Wednesday, April 2, 2014

The Carter Approach to Crafting An Open and Transparent Judicial Selection Process

"Law: Here Come the Judges"
From Time Magazine
Monday, December 11, 1978
Who should choose them—and how?
Under U.S. law, the President picks federal judges with the advice and consent of the Senate. Under a practice known quaintly as senatorial courtesy, the process has traditionally worked the other way around. A Senator can blackball a nominee to the federal bench in his home state simply by returning a "blue slip" to the Senate Judiciary Committee. Senate colleagues invariably honor the blue slip, so Presidents long ago learned to let Senators do the choosing.
Not Jimmy Carter. Federal judges are too important to be political plums, Carter argued in his 1976 presidential campaign, and should be selected on the basis of "merit" alone. How? By appointing panels of lawyers and laymen to suggest qualified nominees. By whom is the final choice made? The President, of course.
The questions of who should pick federal judges and how merit should be made the standard have never been as hotly debated or as important as now. Last October Congress passed the Omnibus Judgeship Act, creating 152 new federal judgeships, the largest one-shot increase ever. Given normal turnover on the bench, half of the nation's 643 federal appeals and district judges will owe their jobs to Carter by the end of his term in 1980. Says Leonard Janofsky, American Bar Association president-elect: "No modern American President has had such an opportunity to mold the shape and character of the law in our justice system."
That is, if Congress lets him. Even before Carter took office, he got Mississippi's formidable James Eastland, then chairman of the Senate Judiciary Committee, to agree that federal appeals judges should be nominated by merit commissions. Eastland also promised that his committee would go along with the President's choices. But he balked when it came to the more numerous federal district judges. Instead of a Mississippi commission coming up with five names for a judgeship and the President choosing one, Eastland reportedly told Attorney General Griffin Bell: "I'll hand you a slip of paper with one name on it, and that'll be the judge."
Carter was left trying to persuade individual Senators to set up merit commissions. So far, Senators in 18 states have agreed. The Omnibus Judgeship Act empowers the Administration to establish "standards and guidelines" for choosing federal district judges. But as Attorney General Bell cautions, "They're not mandatory. It's more of a friendly persuasion operation."
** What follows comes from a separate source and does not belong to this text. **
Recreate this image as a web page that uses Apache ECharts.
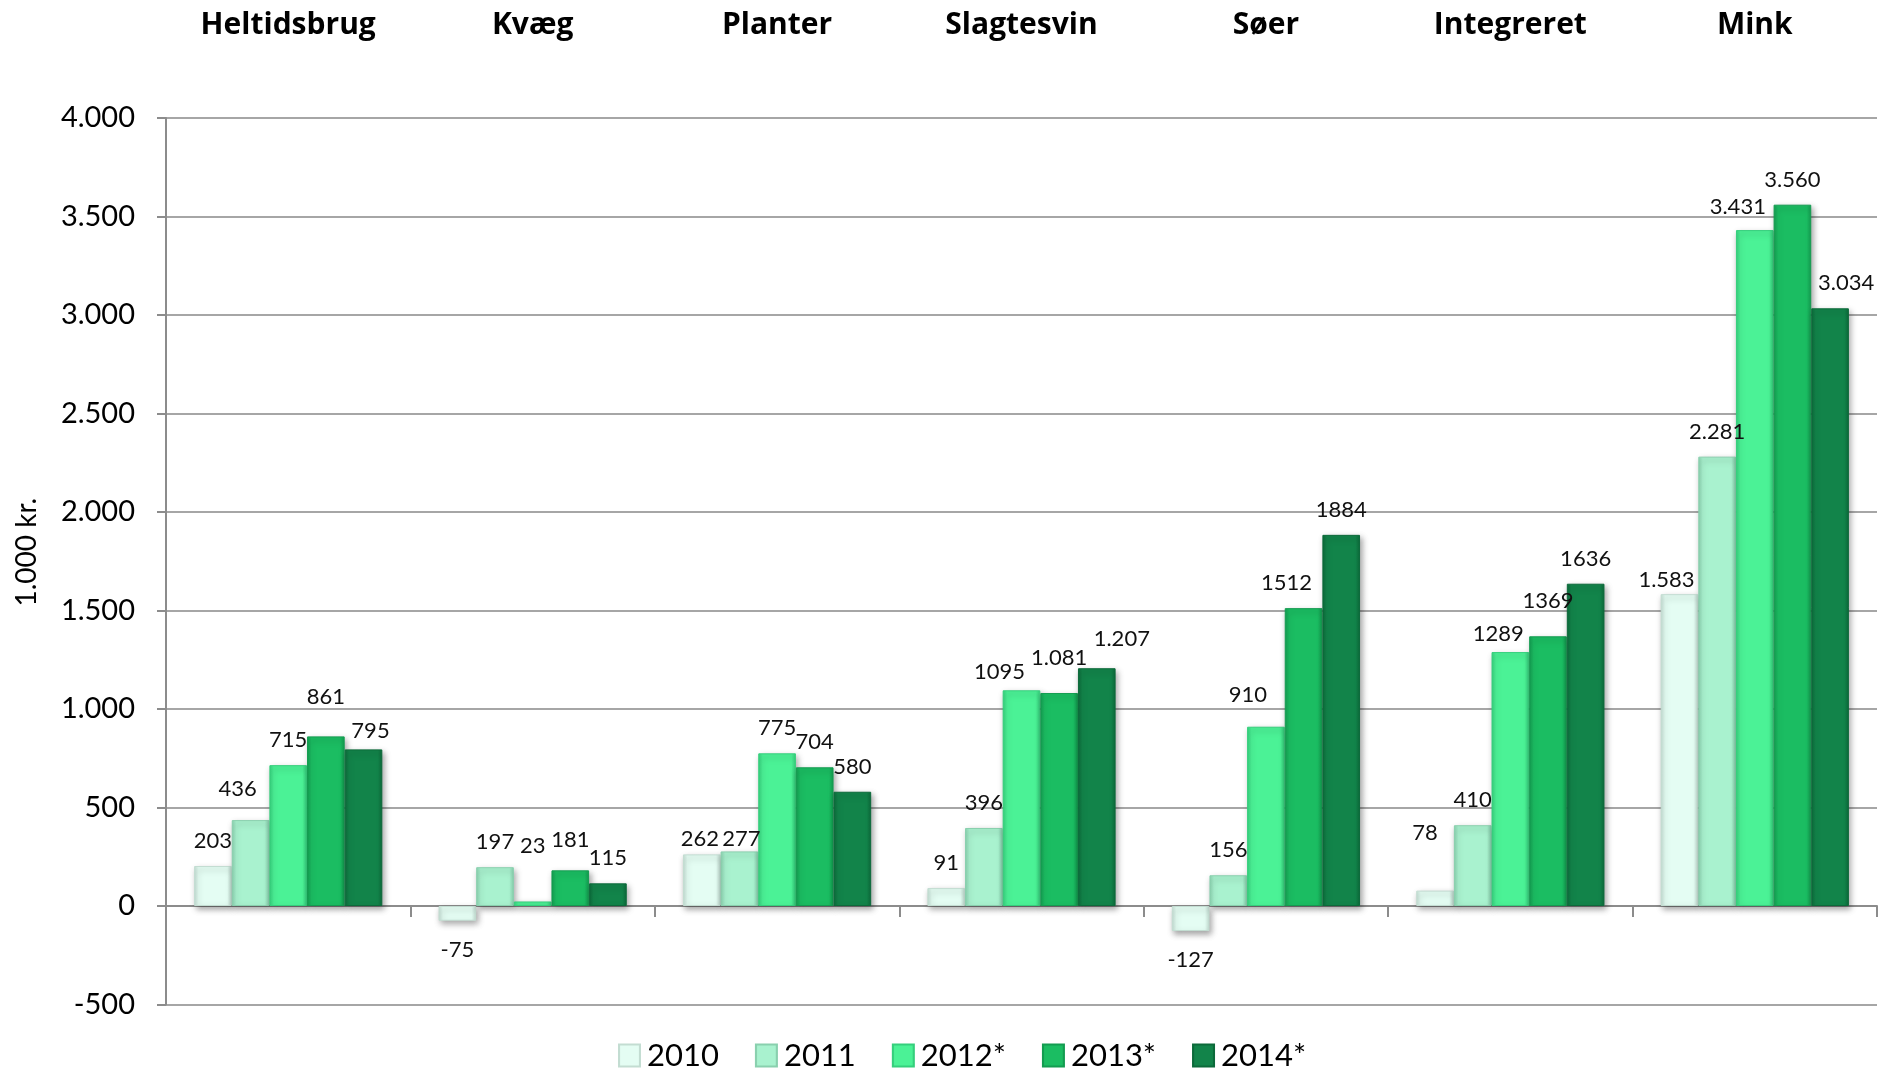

A growing number of Senators are neither friendly nor persuaded. Missouri's Thomas Eagleton named three Missourians, without any merit commission and without inviting applications, despite Carter's urging of an open process. Carter and the Senate Judiciary Committee are left in an awkward position: If the Administration does not accept Eagleton's nominees, will the Judiciary Committee follow senatorial courtesy and reject anyone that Carter nominates instead for the Missouri spots? Says Bell: "Well, we plan to have a talk with the Senator." Virginia's Harry Byrd dutifully followed the open process by appointing two panels to nominate candidates for four new judgeships. The commission chose ten white males, prompting Associate Attorney General Michael Egan to point to a guideline that urges more blacks and women for the bench. Byrd stood by his list. Texas Senator Lloyd Bentsen refused to appoint a central nominating committee to consider candidates, preferring to rely on the advice of several different groups. Yet he paid close heed to Texas demographics: his ten choices include two women, one Mexican American and one black. Maryland's Senator Paul Sarbanes flatly refused to use any commissions. Though he invited "suggestions" from the public, Sarbanes proclaimed that he had the responsibility to "advise" the President by making the nominations himself. Editorialized the Washington Post: That's not "advising," that's "telling."
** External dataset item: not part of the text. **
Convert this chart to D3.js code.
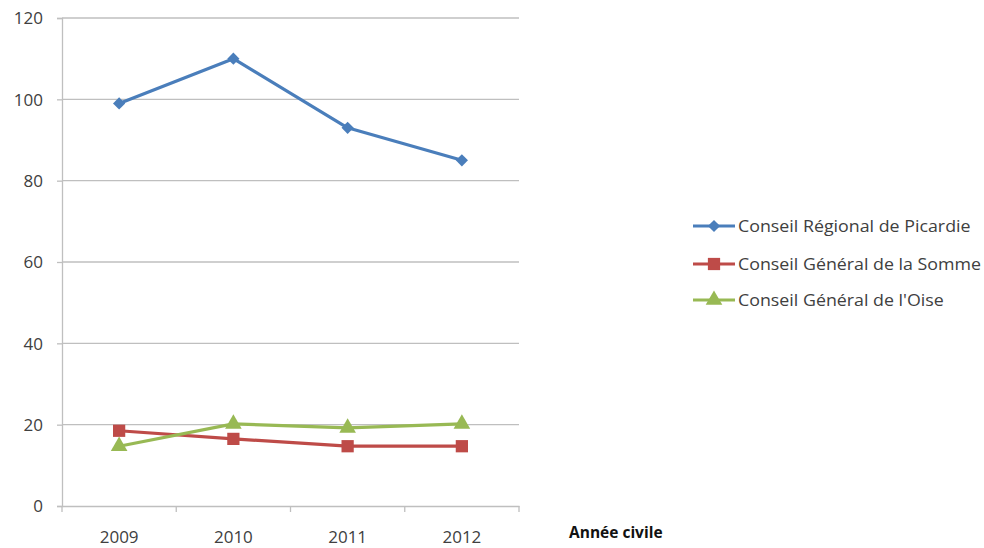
<!DOCTYPE html>
<html><head><meta charset="utf-8">
<script src="https://cdn.jsdelivr.net/npm/d3@7"></script>
<style>
html,body{margin:0;padding:0;background:#fff;}
text{font-family:"Open Sans",sans-serif;fill:#404040;}
</style></head>
<body><svg id="c" width="984" height="548"></svg>
<script>
const categories = ["2009","2010","2011","2012"];
const seriesNames = ["Conseil Régional de Picardie","Conseil Général de la Somme","Conseil Général de l'Oise"];
const picardie = [99, 110, 93, 85];
const somme = [18.5, 16.5, 14.7, 14.7];
const oise = [14.7, 20.2, 19.2, 20.2];
const yTicks = [0,20,40,60,80,100,120];
const xTitle = "Année civile";

const colors = ["#4a7ebb","#be4b48","#98b954"];
const symbols = [d3.symbolDiamond2, d3.symbolSquare, d3.symbolTriangle];
const series = [picardie, somme, oise];

const svg = d3.select("#c");
const L=62,R=519,T=18,B=506;
const x = d3.scaleBand().domain(categories).range([L,R]);
const y = d3.scaleLinear().domain([0,120]).range([B,T]);

// gridlines
svg.append("g").selectAll("line").data(yTicks.filter(d=>d>0)).join("line")
  .attr("x1",L).attr("x2",R).attr("y1",d=>y(d)).attr("y2",d=>y(d))
  .attr("stroke","#bfbfbf").attr("stroke-width",1.3);

const yAx = svg.append("g").attr("transform",`translate(${L},0)`)
  .call(d3.axisLeft(y).tickValues(yTicks).tickSize(5).tickPadding(14));
yAx.select(".domain").attr("stroke","#bfbfbf").attr("stroke-width",1.3);
yAx.selectAll(".tick line").attr("stroke","#bfbfbf").attr("stroke-width",1.3);
yAx.selectAll("text").style("font-size","17px").attr("fill","#404040").attr("dy","0.35em");

const xAx = svg.append("g").attr("transform",`translate(0,${B})`)
  .call(d3.axisBottom(x).tickSize(0).tickPadding(25));
xAx.select(".domain").attr("stroke","#bfbfbf").attr("stroke-width",1.3);
xAx.selectAll("text").style("font-size","17px").attr("fill","#404040");
// boundary tick marks
svg.append("g").selectAll("line").data(categories.map(c=>x(c)).concat([R])).join("line")
  .attr("x1",d=>d).attr("x2",d=>d).attr("y1",B).attr("y2",B+6)
  .attr("stroke","#bfbfbf").attr("stroke-width",1.3);

svg.append("text").attr("x",569).attr("y",538).text(xTitle)
  .style("font-size","15.5px").style("font-weight","bold").style("fill","#111");

const line = d3.line().x((d,i)=>x(categories[i])+x.bandwidth()/2).y(d=>y(d));
const sizes=[95,150,120];
series.forEach((s,k)=>{
  svg.append("path").datum(s).attr("d",line).attr("fill","none")
    .attr("stroke",colors[k]).attr("stroke-width",3.2).attr("stroke-linejoin","round");
  svg.append("g").selectAll("path").data(s).join("path")
    .attr("transform",(d,i)=>`translate(${x(categories[i])+x.bandwidth()/2},${y(d)})`)
    .attr("d",d3.symbol(symbols[k],sizes[k])).attr("fill",colors[k]);
});

// legend
const ly=[226,264,300];
seriesNames.forEach((n,k)=>{
  const g=svg.append("g").attr("transform",`translate(693,${ly[k]})`);
  g.append("line").attr("x1",0).attr("x2",42).attr("stroke",colors[k]).attr("stroke-width",3.2);
  g.append("path").attr("transform","translate(21,0)").attr("d",d3.symbol(symbols[k],sizes[k])).attr("fill",colors[k]);
  g.append("text").attr("transform","translate(45,0) scale(1.08,1)").attr("dy","0.35em").text(n)
    .style("font-size","16.5px").attr("fill","#404040");
});
</script></body></html>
Perhaps the most articulate Senate critic of the commission system is Illinois' Adlai Stevenson, who also refused to follow Carter guidelines. The problem, according to Stevenson, is not in finding qualified people, but persuading them to accept the hard work and financial sacrifice of being a judge. Says Stevenson: "Great judges don't answer newspaper advertisements. They have to be sought out, and commissions can't do that."
Stevenson's warnings are borne out in part by the workings of one model nominating commission, that of Senator Edward Kennedy, the Judiciary Committee's new chairman. Few doubt the qualifications of the nominees picked last week by Kennedy's Massachusetts commission: a Harvard law professor, two state superior court judges (one is black) and a woman lawyer. But some desirable candidates dropped out when told they had to appear before the commission; they did not want to expose themselves to public scrutiny and possible rejection.
Stevenson argues that even though a Senator may not be the ideal person to choose a judge, any legislator at least represents and is accountable to the people. Besides, the quality of the present Senator-chosen federal bench is generally high, and some of the nation's most distinguished jurists had been politically active (including Hugo Black, Charles Evans Hughes, Louis Brandeis and John Marshall). Nor is politics ever going to be entirely expunged from judicial selection. The record of Democrat Jimmy Carter's own Administration is proof enough: of the 66 judges appointed since he took office, two are Republicans.